Concealment under a sofa is, rather obviously, not an option for Rahkeem Cornwall, which is why he does quite a lot of standing still.

(2) Cat-like reflexes

HOWEVER, when it is time to move… by God, Cornwall lashes out faster than the eye can see. He then immediately reverts to motionlessness.

Not many would have caught that awkward flyer off Rory Burns’ edge. (Not even a cat actually, what with the whole ‘lack of opposable thumbs’ thing and also the ‘terrified of absolutely everything including cricket balls’ thing.)

(3) Bowls finger spin

Like Phil “The Cat” Tufnell.

(4) Makes himself look big to intimidate his foes

A cat will fluff up its fur and make its tail big so as to look more intimidating when confronted by a foe.

Working to the same principle, Cornwall sometimes dons a second hat.

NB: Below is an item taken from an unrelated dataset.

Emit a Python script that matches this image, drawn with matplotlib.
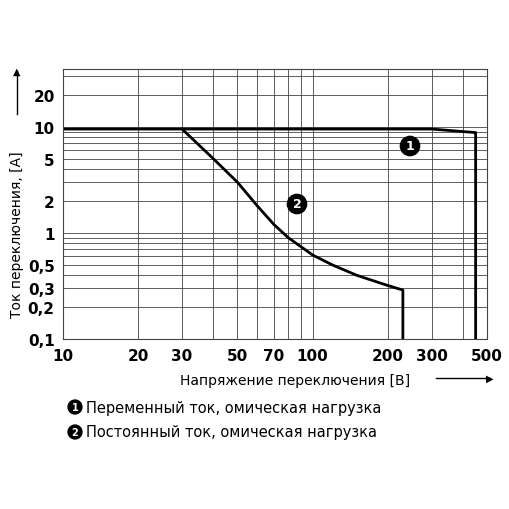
import matplotlib
matplotlib.use("Agg")
import matplotlib.pyplot as plt
from matplotlib.ticker import FixedLocator, NullLocator

ac_v = [10, 300, 450, 450]
ac_i = [9.5, 9.5, 8.8, 0.1]
dc_v = [30, 40, 50, 60, 70, 80, 100, 120, 150, 200, 230, 230]
dc_i = [9.5, 5.0, 3.0, 1.8, 1.2, 0.9, 0.62, 0.5, 0.4, 0.32, 0.29, 0.1]
xticks = [10, 20, 30, 50, 70, 100, 200, 300, 500]
xlabels = ["10", "20", "30", "50", "70", "100", "200", "300", "500"]
yticks = [0.1, 0.2, 0.3, 0.5, 1, 2, 5, 10, 20]
ylabels = ["0,1", "0,2", "0,3", "0,5", "1", "2", "5", "10", "20"]

fig = plt.figure(figsize=(5.1, 5.1), dpi=100)
ax = fig.add_axes([0.1235, 0.333, 0.8315, 0.53])
ax.set_xscale("log"); ax.set_yscale("log")
ax.set_xlim(10, 500); ax.set_ylim(0.1, 35)
vx = [10,20,30,40,50,60,70,80,90,100,200,300,400,500]
hy = [0.1,0.2,0.3,0.4,0.5,0.6,0.7,0.8,0.9,1,2,3,4,5,6,7,8,9,10,20,30]
for v in vx: ax.axvline(v, color="#444", lw=0.6)
for h in hy: ax.axhline(h, color="#444", lw=0.6)
ax.plot(ac_v, ac_i, color="black", lw=2)
ax.plot(dc_v, dc_i, color="black", lw=2)
ax.xaxis.set_major_locator(FixedLocator(xticks)); ax.set_xticklabels(xlabels)
ax.yaxis.set_major_locator(FixedLocator(yticks)); ax.set_yticklabels(ylabels)
ax.xaxis.set_minor_locator(NullLocator()); ax.yaxis.set_minor_locator(NullLocator())
ax.tick_params(length=0, labelsize=11, pad=6)
for lbl in ax.get_xticklabels()+ax.get_yticklabels(): lbl.set_fontweight("bold")
for s in ax.spines.values(): s.set_color("#444")
for x, y, t in [(410/510, 1-147/510, "1"), (297/510, 1-205/510, "2")]:
    fig.text(x, y, t, color="white", fontsize=9, fontweight="bold", ha="center", va="center",
             bbox=dict(boxstyle="circle,pad=0.25", fc="black", ec="black"))
fig.text(180/510, 1-381/510, "Напряжение переключения [В]", fontsize=10, va="center")
fig.add_artist(plt.Line2D([436/510, 490/510], [1-379/510]*2, color="black", lw=1))
fig.text(490/510, 1-379/510, "▶", fontsize=7, va="center", ha="center")
fig.text(17/510, 1-235/510, "Ток переключения, [А]", fontsize=10, rotation=90, ha="center", va="center")
fig.add_artist(plt.Line2D([17/510]*2, [1-115/510, 1-72/510], color="black", lw=1))
fig.text(17/510, 1-72/510, "▲", fontsize=7, va="center", ha="center")
for y, t, txt in [(408, "1", "Переменный ток, омическая нагрузка"), (433, "2", "Постоянный ток, омическая нагрузка")]:
    fig.text(75/510, 1-y/510, t, color="white", fontsize=7, fontweight="bold", ha="center", va="center",
             bbox=dict(boxstyle="circle,pad=0.2", fc="black", ec="black"))
    fig.text(86/510, 1-y/510, txt, fontsize=10.5, va="center")
fig.savefig("out.png", dpi=100)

(5) Challenges the batsman with his uncommonly high release point, accuracy and the occasional innovative variation

We may have confused ‘a cat’ with ‘Sulieman Benn’ here.

It’s a common mistake.

12 comments

  1. I fervently hope this is the start of a series comparing players to domesticated animals

  2. I don’t think Rahkeem Cornwall could creep up on you unnoticed and then jump on your lap,

    I don’t think Rahkeem Cornwall could prowl around the Noddyland garden looking for unsuspecting birds, sometimes jumping up on the trellis in the process.

    I don’t think Rahkeem Cornwall would run away like the clappers if I were to bark at him in my near-legendary “mad dog” fashion. In fact I think Rahkeem Cornwall would probably stay put and chortle instead.

    I don’t think Rahkeem Cornwall is like a cat.

  3. I note that the recently-republished Stuart Broad hook shot article likens Broad to a cat, and – as this article notes – at least one other cricketer has been so notably feline as to have attracted the nickname ‘The Cat’. Is it possible that in fact ALL cricketers are similar to cats?

    They do spend a significant proportion of the time apparently doing very little (either in the pavilion or in the field) and are yet seemingly ever-ready to react quickly when something happens.

    Their days are structured primarily around mealtimes and food.

    They are often strangely afraid of ducks.

    As of yet I have seen little evidence with regard to whether cricketers like being scratched behind their ears. More research is needed.